▸ **SET PROBLEM**
Copy the lines below as they are; omit the images they contain.

▸ **SUPPLIED DATA**
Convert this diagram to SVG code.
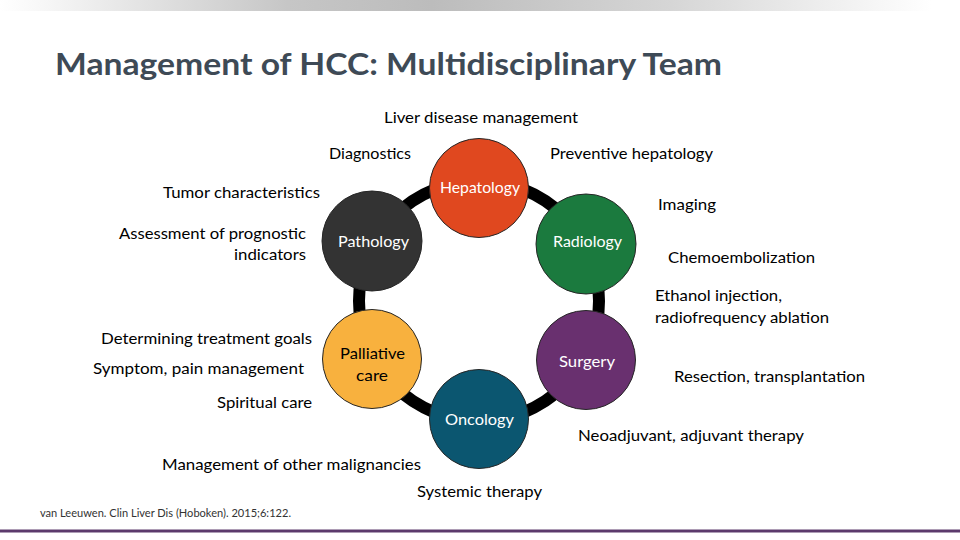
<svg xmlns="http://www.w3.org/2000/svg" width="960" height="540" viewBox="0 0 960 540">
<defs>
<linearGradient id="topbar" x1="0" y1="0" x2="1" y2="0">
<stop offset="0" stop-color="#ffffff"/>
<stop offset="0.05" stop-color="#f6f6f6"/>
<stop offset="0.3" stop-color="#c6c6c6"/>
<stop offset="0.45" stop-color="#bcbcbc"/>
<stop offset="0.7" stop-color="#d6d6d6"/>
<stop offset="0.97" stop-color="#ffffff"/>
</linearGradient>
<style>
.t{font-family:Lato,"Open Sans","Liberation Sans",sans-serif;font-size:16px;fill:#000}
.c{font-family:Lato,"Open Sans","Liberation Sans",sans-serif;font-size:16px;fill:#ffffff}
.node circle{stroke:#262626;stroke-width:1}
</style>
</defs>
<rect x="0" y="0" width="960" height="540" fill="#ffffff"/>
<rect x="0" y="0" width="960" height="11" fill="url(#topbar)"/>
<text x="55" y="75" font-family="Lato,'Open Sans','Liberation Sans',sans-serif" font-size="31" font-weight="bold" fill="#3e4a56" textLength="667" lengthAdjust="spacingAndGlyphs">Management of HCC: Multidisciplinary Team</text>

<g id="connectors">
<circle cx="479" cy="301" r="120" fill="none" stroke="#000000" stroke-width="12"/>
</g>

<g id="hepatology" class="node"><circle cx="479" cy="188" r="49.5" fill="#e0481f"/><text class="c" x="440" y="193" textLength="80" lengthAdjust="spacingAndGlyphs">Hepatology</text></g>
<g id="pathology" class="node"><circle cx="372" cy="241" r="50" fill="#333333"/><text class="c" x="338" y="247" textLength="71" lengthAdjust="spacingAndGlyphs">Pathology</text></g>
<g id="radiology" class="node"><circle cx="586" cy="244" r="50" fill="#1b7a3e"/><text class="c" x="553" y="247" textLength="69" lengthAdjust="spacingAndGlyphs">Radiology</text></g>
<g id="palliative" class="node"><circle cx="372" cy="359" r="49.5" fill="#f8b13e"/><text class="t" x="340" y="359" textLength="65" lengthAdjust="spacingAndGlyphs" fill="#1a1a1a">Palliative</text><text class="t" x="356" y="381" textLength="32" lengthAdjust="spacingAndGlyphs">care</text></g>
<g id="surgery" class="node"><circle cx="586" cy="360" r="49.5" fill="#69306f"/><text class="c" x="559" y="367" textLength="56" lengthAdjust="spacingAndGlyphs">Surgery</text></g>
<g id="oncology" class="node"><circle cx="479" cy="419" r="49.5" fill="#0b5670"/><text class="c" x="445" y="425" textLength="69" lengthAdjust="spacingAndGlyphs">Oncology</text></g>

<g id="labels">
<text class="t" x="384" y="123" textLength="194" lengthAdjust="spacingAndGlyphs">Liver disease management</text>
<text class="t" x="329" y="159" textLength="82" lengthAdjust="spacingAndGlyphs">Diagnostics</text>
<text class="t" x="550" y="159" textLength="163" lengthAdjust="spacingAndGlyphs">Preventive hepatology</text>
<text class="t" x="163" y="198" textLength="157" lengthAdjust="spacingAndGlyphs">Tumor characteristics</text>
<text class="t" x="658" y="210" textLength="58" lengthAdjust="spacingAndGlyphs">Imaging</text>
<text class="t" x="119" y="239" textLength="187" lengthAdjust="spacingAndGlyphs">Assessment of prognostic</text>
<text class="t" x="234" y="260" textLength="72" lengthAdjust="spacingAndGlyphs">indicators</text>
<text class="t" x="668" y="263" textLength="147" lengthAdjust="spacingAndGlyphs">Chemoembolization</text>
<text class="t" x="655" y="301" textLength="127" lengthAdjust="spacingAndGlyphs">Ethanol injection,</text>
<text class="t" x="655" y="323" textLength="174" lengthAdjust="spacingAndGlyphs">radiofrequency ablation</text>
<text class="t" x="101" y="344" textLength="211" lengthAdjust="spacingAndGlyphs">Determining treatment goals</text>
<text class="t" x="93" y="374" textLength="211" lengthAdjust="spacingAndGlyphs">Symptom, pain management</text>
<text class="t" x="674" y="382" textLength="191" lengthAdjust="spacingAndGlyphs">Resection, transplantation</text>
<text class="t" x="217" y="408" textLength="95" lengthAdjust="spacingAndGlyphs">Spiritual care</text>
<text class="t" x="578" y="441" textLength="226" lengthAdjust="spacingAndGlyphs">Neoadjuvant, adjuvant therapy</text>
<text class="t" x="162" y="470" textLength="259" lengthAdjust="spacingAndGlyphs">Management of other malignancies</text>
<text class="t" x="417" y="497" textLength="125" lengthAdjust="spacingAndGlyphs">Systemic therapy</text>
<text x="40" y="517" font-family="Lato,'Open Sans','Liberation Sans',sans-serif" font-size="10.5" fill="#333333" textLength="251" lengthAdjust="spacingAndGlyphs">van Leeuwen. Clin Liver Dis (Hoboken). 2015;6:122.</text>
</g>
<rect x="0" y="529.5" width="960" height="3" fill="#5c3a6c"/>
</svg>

▸ **THE ANSWER**
Convert this diagram to SVG code.
<svg xmlns="http://www.w3.org/2000/svg" width="960" height="540" viewBox="0 0 960 540">
<defs>
<linearGradient id="topbar" x1="0" y1="0" x2="1" y2="0">
<stop offset="0" stop-color="#ffffff"/>
<stop offset="0.05" stop-color="#f6f6f6"/>
<stop offset="0.3" stop-color="#c6c6c6"/>
<stop offset="0.45" stop-color="#bcbcbc"/>
<stop offset="0.7" stop-color="#d6d6d6"/>
<stop offset="0.97" stop-color="#ffffff"/>
</linearGradient>
<style>
.t{font-family:Lato,"Open Sans","Liberation Sans",sans-serif;font-size:16px;fill:#000}
.c{font-family:Lato,"Open Sans","Liberation Sans",sans-serif;font-size:16px;fill:#ffffff}
.node circle{stroke:#262626;stroke-width:1}
</style>
</defs>
<rect x="0" y="0" width="960" height="540" fill="#ffffff"/>
<rect x="0" y="0" width="960" height="11" fill="url(#topbar)"/>
<text x="55" y="75" font-family="Lato,'Open Sans','Liberation Sans',sans-serif" font-size="31" font-weight="bold" fill="#3e4a56" textLength="667" lengthAdjust="spacingAndGlyphs">Management of HCC: Multidisciplinary Team</text>

<g id="connectors">
<circle cx="479" cy="301" r="120" fill="none" stroke="#000000" stroke-width="12"/>
</g>

<g id="hepatology" class="node"><circle cx="479" cy="188" r="49.5" fill="#e0481f"/><text class="c" x="440" y="193" textLength="80" lengthAdjust="spacingAndGlyphs">Hepatology</text></g>
<g id="pathology" class="node"><circle cx="372" cy="241" r="50" fill="#333333"/><text class="c" x="338" y="247" textLength="71" lengthAdjust="spacingAndGlyphs">Pathology</text></g>
<g id="radiology" class="node"><circle cx="586" cy="244" r="50" fill="#1b7a3e"/><text class="c" x="553" y="247" textLength="69" lengthAdjust="spacingAndGlyphs">Radiology</text></g>
<g id="palliative" class="node"><circle cx="372" cy="359" r="49.5" fill="#f8b13e"/><text class="t" x="340" y="359" textLength="65" lengthAdjust="spacingAndGlyphs" fill="#1a1a1a">Palliative</text><text class="t" x="356" y="381" textLength="32" lengthAdjust="spacingAndGlyphs">care</text></g>
<g id="surgery" class="node"><circle cx="586" cy="360" r="49.5" fill="#69306f"/><text class="c" x="559" y="367" textLength="56" lengthAdjust="spacingAndGlyphs">Surgery</text></g>
<g id="oncology" class="node"><circle cx="479" cy="419" r="49.5" fill="#0b5670"/><text class="c" x="445" y="425" textLength="69" lengthAdjust="spacingAndGlyphs">Oncology</text></g>

<g id="labels">
<text class="t" x="384" y="123" textLength="194" lengthAdjust="spacingAndGlyphs">Liver disease management</text>
<text class="t" x="329" y="159" textLength="82" lengthAdjust="spacingAndGlyphs">Diagnostics</text>
<text class="t" x="550" y="159" textLength="163" lengthAdjust="spacingAndGlyphs">Preventive hepatology</text>
<text class="t" x="163" y="198" textLength="157" lengthAdjust="spacingAndGlyphs">Tumor characteristics</text>
<text class="t" x="658" y="210" textLength="58" lengthAdjust="spacingAndGlyphs">Imaging</text>
<text class="t" x="119" y="239" textLength="187" lengthAdjust="spacingAndGlyphs">Assessment of prognostic</text>
<text class="t" x="234" y="260" textLength="72" lengthAdjust="spacingAndGlyphs">indicators</text>
<text class="t" x="668" y="263" textLength="147" lengthAdjust="spacingAndGlyphs">Chemoembolization</text>
<text class="t" x="655" y="301" textLength="127" lengthAdjust="spacingAndGlyphs">Ethanol injection,</text>
<text class="t" x="655" y="323" textLength="174" lengthAdjust="spacingAndGlyphs">radiofrequency ablation</text>
<text class="t" x="101" y="344" textLength="211" lengthAdjust="spacingAndGlyphs">Determining treatment goals</text>
<text class="t" x="93" y="374" textLength="211" lengthAdjust="spacingAndGlyphs">Symptom, pain management</text>
<text class="t" x="674" y="382" textLength="191" lengthAdjust="spacingAndGlyphs">Resection, transplantation</text>
<text class="t" x="217" y="408" textLength="95" lengthAdjust="spacingAndGlyphs">Spiritual care</text>
<text class="t" x="578" y="441" textLength="226" lengthAdjust="spacingAndGlyphs">Neoadjuvant, adjuvant therapy</text>
<text class="t" x="162" y="470" textLength="259" lengthAdjust="spacingAndGlyphs">Management of other malignancies</text>
<text class="t" x="417" y="497" textLength="125" lengthAdjust="spacingAndGlyphs">Systemic therapy</text>
<text x="40" y="517" font-family="Lato,'Open Sans','Liberation Sans',sans-serif" font-size="10.5" fill="#333333" textLength="251" lengthAdjust="spacingAndGlyphs">van Leeuwen. Clin Liver Dis (Hoboken). 2015;6:122.</text>
</g>
<rect x="0" y="529.5" width="960" height="3" fill="#5c3a6c"/>
</svg>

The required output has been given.